4. Content Optimisation
Preserve your existing content from your old site by duplicating them to the new. This would ensure that you don’t lose authority. Google takes its E-A-T factors (Expertise, Authority, and Trustworthiness) seriously. As you do that, comb through every post and replace information associated with your old identity (e. g., company name) with the relevant new information. This is always a painstaking work. Update outdated information on any page before duplicating them onto your new site.
The About Us page on your new website should contain information about your old identity, and link to your old website homepage. You can tell the story about what necessitated the change. This method helps Google to relate both sites and identities together. It also keeps your customers from confusion. Do vice versa likewise. Create a page on your old site that explains your new identity, and also includes a link to the homepage of the new site.
5. Links & Citation Outreach
This is quite some work. Google rates links highly. And some SEO experts even suggest that it is the most important ranking factor.
Therefore, you want to make sure that old links and mentions of your old name don’t remain the same.
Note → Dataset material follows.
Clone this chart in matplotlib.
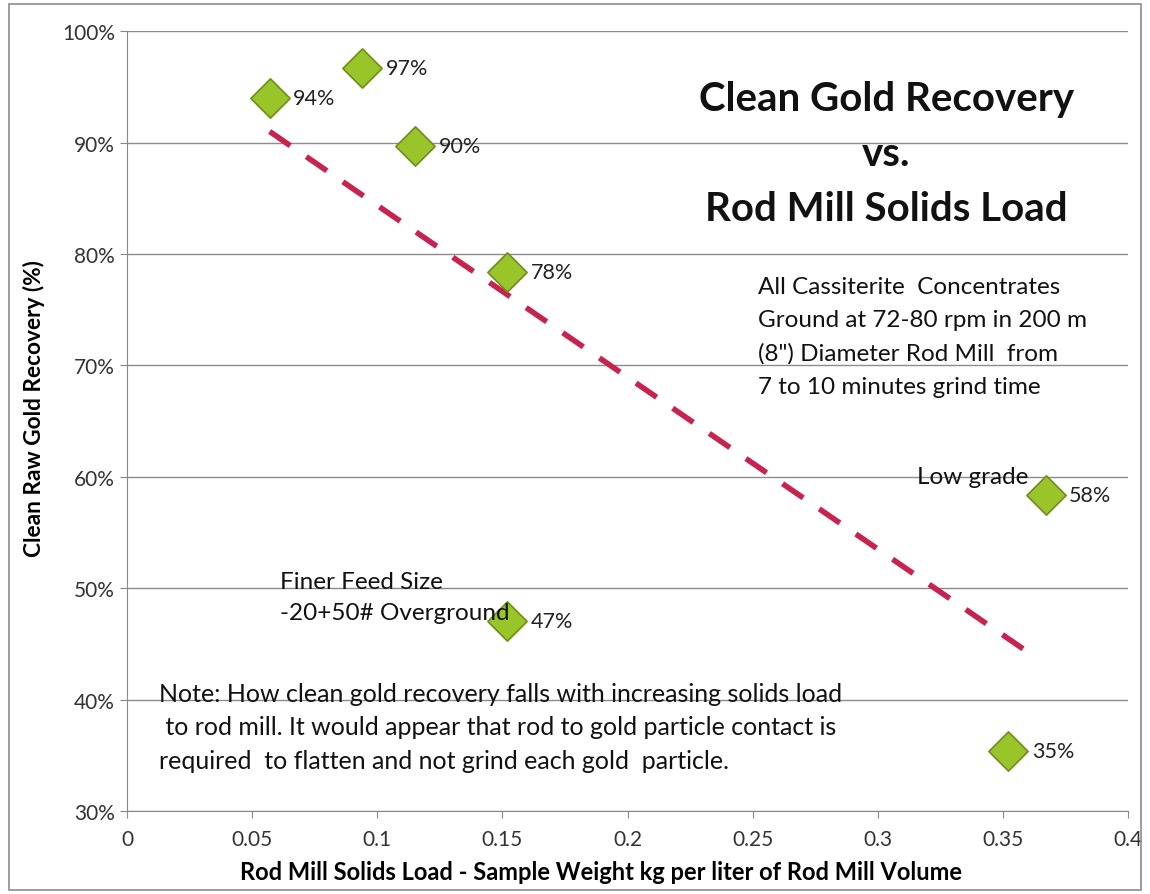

You first have to use a tool such as Moz, Ahrefs, or Majestic to find sites that have linked to or mentioned your brand. Following that, you need an email outreach. Reach out to the webmasters of those sites, asking them to change the information on their sites. There are no guarantees here. But trying at all brings surprisingly great results. Do this long before the new brand identity is due to launch.
6. Online Promotion
Assuming you have collected the email addresses of your customers, the fastest way to inform them of the change is through an email announcement. It should detail why the change had occurred and how you hope to serve them better. For the rest of the public, make an announcement through press releases on popular PR platforms.
To build authority for your new website and accelerate awareness, write guest posts that link to and talk about your new website and identity. And don’t forget to promote heavily on social media. Run campaigns to have followers discussing your new identity. Brand awareness is key.
7. Results Monitoring and Audit
You should have set performance metrics before beginning against which you would measure the outcomes against your goals after the launch. Don’t be too worried if your traffic doesn’t pick up pace in the first few days after launch. Even under the most perfect conditions, initial fluctuations in the ranking are only normal, and even to be anticipated.
Perform frequent audits with Google Search Console or any other SEO tool you use. Have it crawl possible errors on the website. Considering how labor-intensive the SEO rebranding process is, it would be no surprise to find that a few errors had escaped your notice. Normally, you’re looking for broken links, missing tags, etc.
Apart from organic traffic, continually monitor your ranking and user signals (click-through rate, bounce rate, dwell time, etc.) How visitors interact with your site is important for SEO.
Conclusion
It is obvious that this would be a long, painstaking process. Depending on how big your brand is, the entire process, from planning to execution, could take several months and even more than a year. But with SEO, patience is always a value. Short-term results don’t cut it; instead, aim for lasting results.